Skip to content

Obscure cultural references?

In an episode of Ted Lasso that Elysha and I watched this week, Ted was placed in hotel room 5150.

In response, Ted and Beard made a Van Halen joke.

Later in the episode, a woman referred to Ted Lasso as Magnum PI.

In the Marvel movie The Eternals, a character made a reference to Miss Havisham when describing the interior of a spaceship.

I was pleased with all three references. Each tickled by cultural funny bone, but my question is this:

How many Americans occupy the very middle of the intersecting Venn diagram of people who understand all three references?

As a storyteller, I attempt to avoid cultural references at all times, fully aware that a reference not understood by audience members makes those audience members feel left out and confused.

I’m also fully aware of the fragmented nature of American culture today. The monoculture is dead. Subcultures rule. What you think of as ubiquitous and universal is completely unknown by many others.

So how many Americans understood all three of those references:

The title of a rock band’s 1986 album (and only their third bestselling album)

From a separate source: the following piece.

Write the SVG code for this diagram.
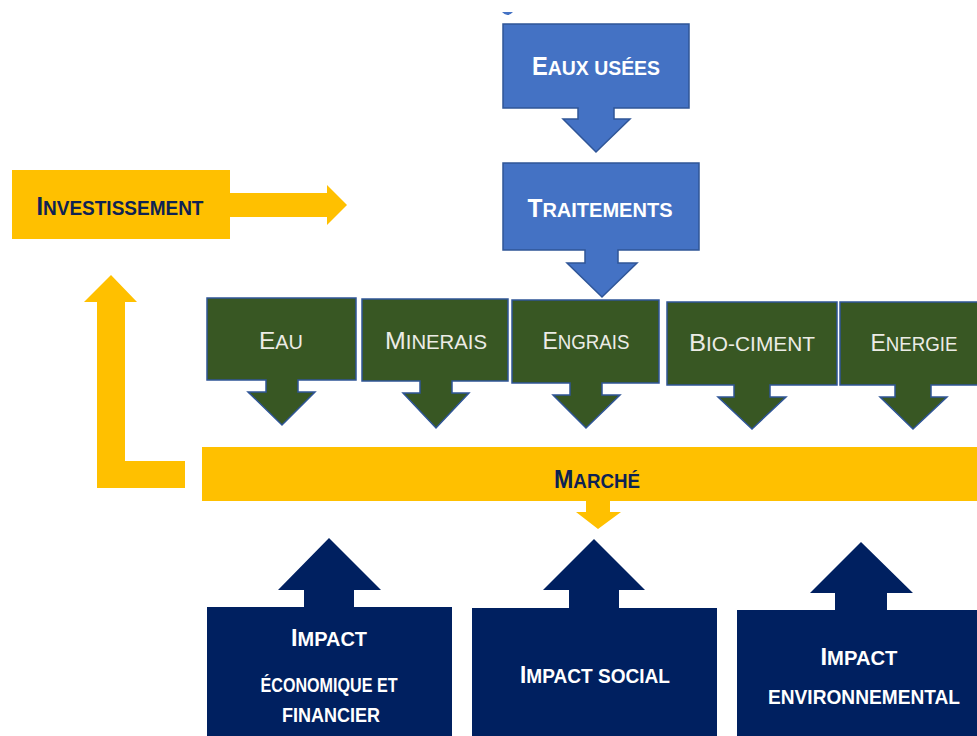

The titular character of a show that went off the air 34 years ago. And yes, the show was rebooted in 2018, but the lead in the modern day version of Magnum PI doesn’t even have the mustache that makes the connection between Thomas Magnum and Ted Lasso so apparent, thus muddying the cultural waters even more

The supporting character in an 1861 novel by Charles Dickens

I’d love to think that most Americans understand all three of these cultural references, but really I’m not sure.